Mr. Rubiales’s kiss of the player, Jennifer Hermoso, set off a national scandal, deepened debates about longstanding sexism in Spanish soccer and became a watershed moment in Spain’s #MeToo movement.
A Spanish court on Thursday cleared Mr. Rubiales of a separate charge of coercion. For the sexual assault conviction, it fined Mr. Rubiales 10,800 euros, about $11,270.
In delivering the ruling, Judge José Manuel Fernández-Prieto said that a kiss “is not the normal way of greeting people with whom one does not have an emotional relationship.” Mr. Rubiales was also ordered not to go within 200 meters, or about 650 feet, of Ms. Hermoso for one year. The court said he cannot contact Ms. Hermoso and must pay her 3,000 euros for “moral damage caused to her.”
Judge Fernández-Prieto said the sum was proportionate for the forcible kiss given the “time and place” — in full view of thousands of spectators in the stadium and many others watching the ceremony on television.
Mr. Rubiales’s forcible kiss, the judge said, was a “reprehensible act” that blighted “an unprecedented success in Spanish women’s football.”
There was no immediate response from Ms. Hermoso. She had said that the kiss was not consensual.
Ms. Hermoso said shortly after the episode that “at no time did I consent to the kiss that he gave me.”
“I couldn’t react — it was a thousandth of a second,” she later testified, adding that she had known immediately that the act was not normal.
“My boss was kissing me,” she said. “This should not happen.”
Mr. Rubiales plans to appeal the ruling, his lawyer, Olga Tubau, told the Spanish public broadcaster RTVE.
He has denied doing anything wrong during the encounter with Ms. Hermoso. Speaking in a courtroom near Madrid earlier this month, he said, “You don’t win a World Cup every day,” and he added that he had kissed other players in celebratory moments.

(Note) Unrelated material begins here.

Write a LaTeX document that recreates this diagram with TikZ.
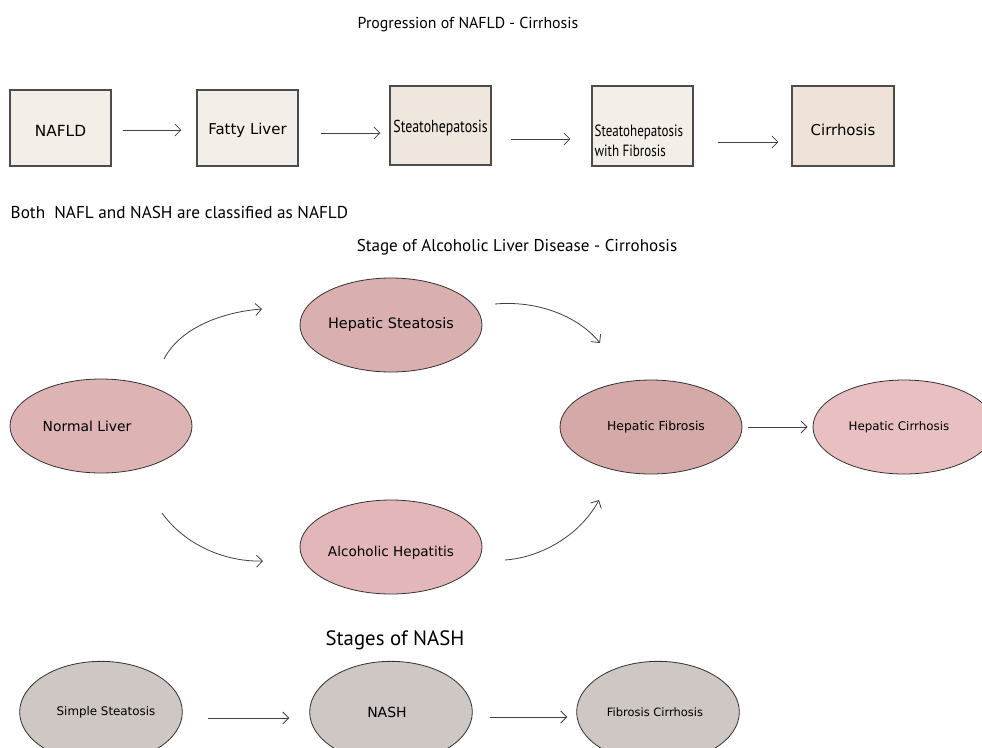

Prosecutors had also argued that Mr. Rubiales had pressured Ms. Hermoso to drop her claim and play down the incident.
Three other men, including Jorge Vilda, the team’s coach at the World Cup, were also charged with coercion alongside Mr. Rubiales. All were acquitted of that charge, with the court saying that prosecutors had not proven that Ms. Hermoso was subject to any acts of violence and intimidation that would warrant coercion.
The kiss and the ensuing fallout prompted a moment of reckoning in Spain, where progress in gender equality — women’s soccer in particular — have run up against a culture of machismo.
Spain’s minister of equality, Ana Redondo, welcomed the ruling on Thursday.
“When there is no consent, there is aggression, and that is what the judge certifies in this sentence,” Ms. Redondo said on social media.
However, the Federation of Progressive Women, a nonprofit that advocates gender equality in Spain, said it was “deeply disappointed” by the sentence: Prosecutors had sought a two-and-a-half year prison term for Mr. Rubiales.
Thursday’s ruling “reinforces distrust in the judicial system and emboldens aggressors,” the nonprofit said on social media.
In the immediate aftermath of the incident, Mr. Rubiales offered a tepid apology. He resigned as head of the national soccer organization, the Royal Spanish Football Federation, after weeks of pressure and waning support.